▼
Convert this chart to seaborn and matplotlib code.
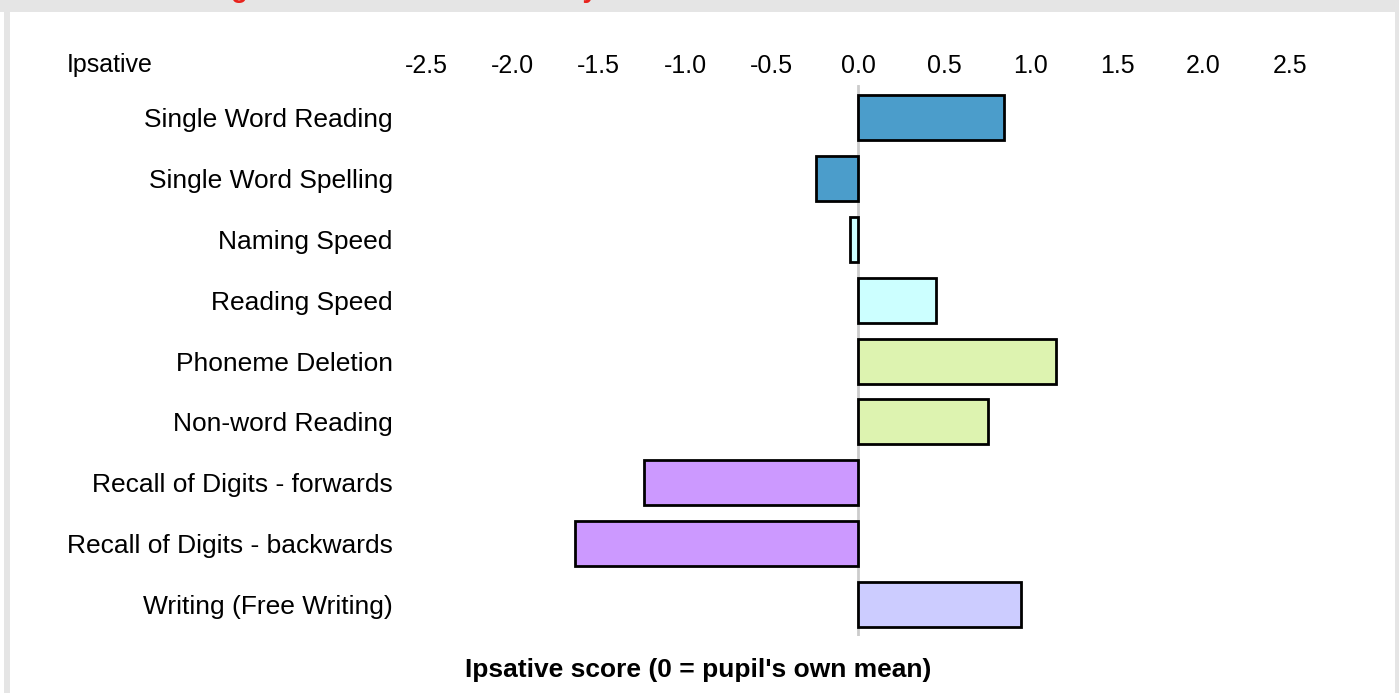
import matplotlib
matplotlib.use("Agg")
import matplotlib.pyplot as plt
import seaborn as sns
import pandas as pd
from matplotlib.patches import Rectangle

# --- Data ---
categories = [
    "Single Word Reading",
    "Single Word Spelling",
    "Naming Speed",
    "Reading Speed",
    "Phoneme Deletion",
    "Non-word Reading",
    "Recall of Digits - forwards",
    "Recall of Digits - backwards",
    "Writing (Free Writing)",
]
scores = [0.845, -0.245, -0.045, 0.45, 1.145, 0.75, -1.24, -1.635, 0.945]
bar_colors = ["#4b9dcb", "#4b9dcb", "#ccffff", "#ccffff", "#ddf3b0",
              "#ddf3b0", "#cc99ff", "#cc99ff", "#ccccff"]
tick_values = [-2.5, -2.0, -1.5, -1.0, -0.5, 0.0, 0.5, 1.0, 1.5, 2.0, 2.5]

df = pd.DataFrame({"test": categories, "score": scores})

# --- Style ---
sns.set_style("white")
plt.rcParams["font.family"] = ["Liberation Sans", "DejaVu Sans"]
plt.rcParams["text.color"] = "black"
plt.rcParams["xtick.color"] = "black"
plt.rcParams["ytick.color"] = "black"

W, H = 1399, 693
fig = plt.figure(figsize=(W / 100, H / 100), dpi=100, facecolor="#e5e5e5")

# white panel behind everything
fig.patches.append(Rectangle((10 / W, 0), 1385 / W, 681 / H, transform=fig.transFigure,
                             facecolor="white", edgecolor="none", zorder=-5))
fig.patches.append(Rectangle((0, 0), 4 / W, 681 / H, transform=fig.transFigure,
                             facecolor="white", edgecolor="none", zorder=-5))

# clipped red title at the very top
fig.text(43 / W, 1 + 3 / H, "Profile Showing Relative Areas of Difficulty",
         color="#e8231d", fontsize=19.5, fontweight="bold", va="baseline", ha="left")

ax = fig.add_axes([426 / W, 1 - 636 / H, 864 / W, 551 / H])
ax.set_facecolor("none")

ax.axvline(0, color="#cccccc", lw=2, zorder=0)
sns.barplot(data=df, x="score", y="test", hue="test", palette=bar_colors,
            legend=False, orient="h", width=0.74, saturation=1,
            edgecolor="black", linewidth=2, ax=ax, zorder=2)

ax.set_xlim(-2.5, 2.5)
ax.set_ylim(8.52, -0.54)
ax.set_xticks(tick_values)
ax.set_xticklabels([f"{v:.1f}" for v in tick_values])
ax.xaxis.tick_top()
ax.tick_params(axis="x", length=0, pad=5, labelsize=18)
ax.tick_params(axis="y", length=0, pad=24, labelsize=19)
ax.set_xlabel("")
ax.set_ylabel("")
for s in ax.spines.values():
    s.set_visible(False)

fig.text(67 / W, 1 - 65 / H, "Ipsative", fontsize=18, va="center", ha="left")
fig.text(698 / W, 1 - 670 / H, "Ipsative score (0 = pupil's own mean)",
         fontsize=19, fontweight="bold", va="center", ha="center")

fig.savefig("out.png", dpi=100, facecolor=fig.get_facecolor())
▲
**What to do**:
Extract the full listing above verbatim; pictures are to be left out of the copy.

**Task solution**:
Convert this chart to seaborn and matplotlib code.
import matplotlib
matplotlib.use("Agg")
import matplotlib.pyplot as plt
import seaborn as sns
import pandas as pd
from matplotlib.patches import Rectangle

# --- Data ---
categories = [
    "Single Word Reading",
    "Single Word Spelling",
    "Naming Speed",
    "Reading Speed",
    "Phoneme Deletion",
    "Non-word Reading",
    "Recall of Digits - forwards",
    "Recall of Digits - backwards",
    "Writing (Free Writing)",
]
scores = [0.845, -0.245, -0.045, 0.45, 1.145, 0.75, -1.24, -1.635, 0.945]
bar_colors = ["#4b9dcb", "#4b9dcb", "#ccffff", "#ccffff", "#ddf3b0",
              "#ddf3b0", "#cc99ff", "#cc99ff", "#ccccff"]
tick_values = [-2.5, -2.0, -1.5, -1.0, -0.5, 0.0, 0.5, 1.0, 1.5, 2.0, 2.5]

df = pd.DataFrame({"test": categories, "score": scores})

# --- Style ---
sns.set_style("white")
plt.rcParams["font.family"] = ["Liberation Sans", "DejaVu Sans"]
plt.rcParams["text.color"] = "black"
plt.rcParams["xtick.color"] = "black"
plt.rcParams["ytick.color"] = "black"

W, H = 1399, 693
fig = plt.figure(figsize=(W / 100, H / 100), dpi=100, facecolor="#e5e5e5")

# white panel behind everything
fig.patches.append(Rectangle((10 / W, 0), 1385 / W, 681 / H, transform=fig.transFigure,
                             facecolor="white", edgecolor="none", zorder=-5))
fig.patches.append(Rectangle((0, 0), 4 / W, 681 / H, transform=fig.transFigure,
                             facecolor="white", edgecolor="none", zorder=-5))

# clipped red title at the very top
fig.text(43 / W, 1 + 3 / H, "Profile Showing Relative Areas of Difficulty",
         color="#e8231d", fontsize=19.5, fontweight="bold", va="baseline", ha="left")

ax = fig.add_axes([426 / W, 1 - 636 / H, 864 / W, 551 / H])
ax.set_facecolor("none")

ax.axvline(0, color="#cccccc", lw=2, zorder=0)
sns.barplot(data=df, x="score", y="test", hue="test", palette=bar_colors,
            legend=False, orient="h", width=0.74, saturation=1,
            edgecolor="black", linewidth=2, ax=ax, zorder=2)

ax.set_xlim(-2.5, 2.5)
ax.set_ylim(8.52, -0.54)
ax.set_xticks(tick_values)
ax.set_xticklabels([f"{v:.1f}" for v in tick_values])
ax.xaxis.tick_top()
ax.tick_params(axis="x", length=0, pad=5, labelsize=18)
ax.tick_params(axis="y", length=0, pad=24, labelsize=19)
ax.set_xlabel("")
ax.set_ylabel("")
for s in ax.spines.values():
    s.set_visible(False)

fig.text(67 / W, 1 - 65 / H, "Ipsative", fontsize=18, va="center", ha="left")
fig.text(698 / W, 1 - 670 / H, "Ipsative score (0 = pupil's own mean)",
         fontsize=19, fontweight="bold", va="center", ha="center")

fig.savefig("out.png", dpi=100, facecolor=fig.get_facecolor())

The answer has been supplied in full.